━━ GIVEN DATA ━━

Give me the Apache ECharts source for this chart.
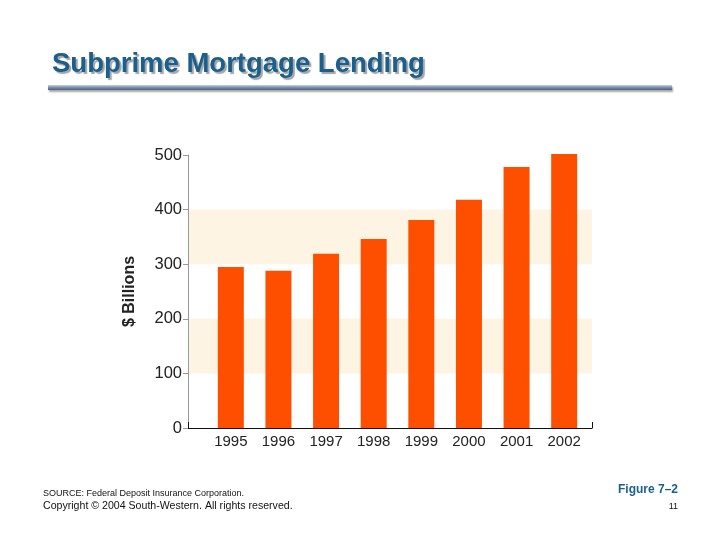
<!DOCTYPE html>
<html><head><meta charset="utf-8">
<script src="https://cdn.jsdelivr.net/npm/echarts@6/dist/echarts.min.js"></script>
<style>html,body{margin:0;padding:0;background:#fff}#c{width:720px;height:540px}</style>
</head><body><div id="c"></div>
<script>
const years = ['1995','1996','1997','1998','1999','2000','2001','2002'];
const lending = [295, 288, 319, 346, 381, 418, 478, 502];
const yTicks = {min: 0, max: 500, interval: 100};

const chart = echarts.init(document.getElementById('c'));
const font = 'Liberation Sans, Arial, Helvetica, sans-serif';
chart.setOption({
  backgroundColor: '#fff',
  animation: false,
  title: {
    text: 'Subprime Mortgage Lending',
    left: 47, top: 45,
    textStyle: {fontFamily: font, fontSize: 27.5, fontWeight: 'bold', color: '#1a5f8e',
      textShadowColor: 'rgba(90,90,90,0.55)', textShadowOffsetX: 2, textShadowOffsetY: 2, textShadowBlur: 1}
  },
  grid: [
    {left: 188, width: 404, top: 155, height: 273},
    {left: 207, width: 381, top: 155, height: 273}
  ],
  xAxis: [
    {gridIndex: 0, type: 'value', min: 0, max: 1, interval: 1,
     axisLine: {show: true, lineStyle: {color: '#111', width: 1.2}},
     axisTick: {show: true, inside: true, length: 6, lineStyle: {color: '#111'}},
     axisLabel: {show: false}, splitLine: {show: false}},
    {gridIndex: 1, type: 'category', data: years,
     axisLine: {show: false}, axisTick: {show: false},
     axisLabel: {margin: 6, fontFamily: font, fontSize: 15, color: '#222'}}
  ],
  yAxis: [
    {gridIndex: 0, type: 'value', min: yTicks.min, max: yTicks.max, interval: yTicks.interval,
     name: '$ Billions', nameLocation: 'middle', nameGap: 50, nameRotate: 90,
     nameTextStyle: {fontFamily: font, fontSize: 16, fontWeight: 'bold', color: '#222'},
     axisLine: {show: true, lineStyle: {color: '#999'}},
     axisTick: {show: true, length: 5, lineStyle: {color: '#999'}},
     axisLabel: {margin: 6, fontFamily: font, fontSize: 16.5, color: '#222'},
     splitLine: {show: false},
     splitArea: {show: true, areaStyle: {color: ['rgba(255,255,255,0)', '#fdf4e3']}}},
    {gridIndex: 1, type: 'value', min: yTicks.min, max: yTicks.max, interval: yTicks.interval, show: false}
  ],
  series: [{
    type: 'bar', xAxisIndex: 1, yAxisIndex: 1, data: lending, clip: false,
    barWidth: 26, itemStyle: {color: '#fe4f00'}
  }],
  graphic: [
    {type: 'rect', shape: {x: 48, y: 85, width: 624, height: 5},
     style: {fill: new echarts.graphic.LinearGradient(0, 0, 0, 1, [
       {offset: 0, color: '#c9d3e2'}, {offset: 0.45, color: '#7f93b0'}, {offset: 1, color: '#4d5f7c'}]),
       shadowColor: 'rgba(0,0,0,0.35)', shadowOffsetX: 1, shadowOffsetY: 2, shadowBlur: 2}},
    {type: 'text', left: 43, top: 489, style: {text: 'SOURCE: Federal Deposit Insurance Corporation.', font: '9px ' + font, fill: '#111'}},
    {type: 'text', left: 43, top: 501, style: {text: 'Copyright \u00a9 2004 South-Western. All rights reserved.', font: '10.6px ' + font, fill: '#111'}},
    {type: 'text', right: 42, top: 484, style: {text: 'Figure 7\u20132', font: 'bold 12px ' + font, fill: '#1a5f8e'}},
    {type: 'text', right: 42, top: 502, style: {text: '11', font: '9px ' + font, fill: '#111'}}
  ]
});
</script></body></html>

━━━

# TASK REQUIREMENTS:
Transcribe the material exactly, leaving every picture out.

# SOLUTION:
Give me the Apache ECharts source for this chart.
<!DOCTYPE html>
<html><head><meta charset="utf-8">
<script src="https://cdn.jsdelivr.net/npm/echarts@6/dist/echarts.min.js"></script>
<style>html,body{margin:0;padding:0;background:#fff}#c{width:720px;height:540px}</style>
</head><body><div id="c"></div>
<script>
const years = ['1995','1996','1997','1998','1999','2000','2001','2002'];
const lending = [295, 288, 319, 346, 381, 418, 478, 502];
const yTicks = {min: 0, max: 500, interval: 100};

const chart = echarts.init(document.getElementById('c'));
const font = 'Liberation Sans, Arial, Helvetica, sans-serif';
chart.setOption({
  backgroundColor: '#fff',
  animation: false,
  title: {
    text: 'Subprime Mortgage Lending',
    left: 47, top: 45,
    textStyle: {fontFamily: font, fontSize: 27.5, fontWeight: 'bold', color: '#1a5f8e',
      textShadowColor: 'rgba(90,90,90,0.55)', textShadowOffsetX: 2, textShadowOffsetY: 2, textShadowBlur: 1}
  },
  grid: [
    {left: 188, width: 404, top: 155, height: 273},
    {left: 207, width: 381, top: 155, height: 273}
  ],
  xAxis: [
    {gridIndex: 0, type: 'value', min: 0, max: 1, interval: 1,
     axisLine: {show: true, lineStyle: {color: '#111', width: 1.2}},
     axisTick: {show: true, inside: true, length: 6, lineStyle: {color: '#111'}},
     axisLabel: {show: false}, splitLine: {show: false}},
    {gridIndex: 1, type: 'category', data: years,
     axisLine: {show: false}, axisTick: {show: false},
     axisLabel: {margin: 6, fontFamily: font, fontSize: 15, color: '#222'}}
  ],
  yAxis: [
    {gridIndex: 0, type: 'value', min: yTicks.min, max: yTicks.max, interval: yTicks.interval,
     name: '$ Billions', nameLocation: 'middle', nameGap: 50, nameRotate: 90,
     nameTextStyle: {fontFamily: font, fontSize: 16, fontWeight: 'bold', color: '#222'},
     axisLine: {show: true, lineStyle: {color: '#999'}},
     axisTick: {show: true, length: 5, lineStyle: {color: '#999'}},
     axisLabel: {margin: 6, fontFamily: font, fontSize: 16.5, color: '#222'},
     splitLine: {show: false},
     splitArea: {show: true, areaStyle: {color: ['rgba(255,255,255,0)', '#fdf4e3']}}},
    {gridIndex: 1, type: 'value', min: yTicks.min, max: yTicks.max, interval: yTicks.interval, show: false}
  ],
  series: [{
    type: 'bar', xAxisIndex: 1, yAxisIndex: 1, data: lending, clip: false,
    barWidth: 26, itemStyle: {color: '#fe4f00'}
  }],
  graphic: [
    {type: 'rect', shape: {x: 48, y: 85, width: 624, height: 5},
     style: {fill: new echarts.graphic.LinearGradient(0, 0, 0, 1, [
       {offset: 0, color: '#c9d3e2'}, {offset: 0.45, color: '#7f93b0'}, {offset: 1, color: '#4d5f7c'}]),
       shadowColor: 'rgba(0,0,0,0.35)', shadowOffsetX: 1, shadowOffsetY: 2, shadowBlur: 2}},
    {type: 'text', left: 43, top: 489, style: {text: 'SOURCE: Federal Deposit Insurance Corporation.', font: '9px ' + font, fill: '#111'}},
    {type: 'text', left: 43, top: 501, style: {text: 'Copyright \u00a9 2004 South-Western. All rights reserved.', font: '10.6px ' + font, fill: '#111'}},
    {type: 'text', right: 42, top: 484, style: {text: 'Figure 7\u20132', font: 'bold 12px ' + font, fill: '#1a5f8e'}},
    {type: 'text', right: 42, top: 502, style: {text: '11', font: '9px ' + font, fill: '#111'}}
  ]
});
</script></body></html>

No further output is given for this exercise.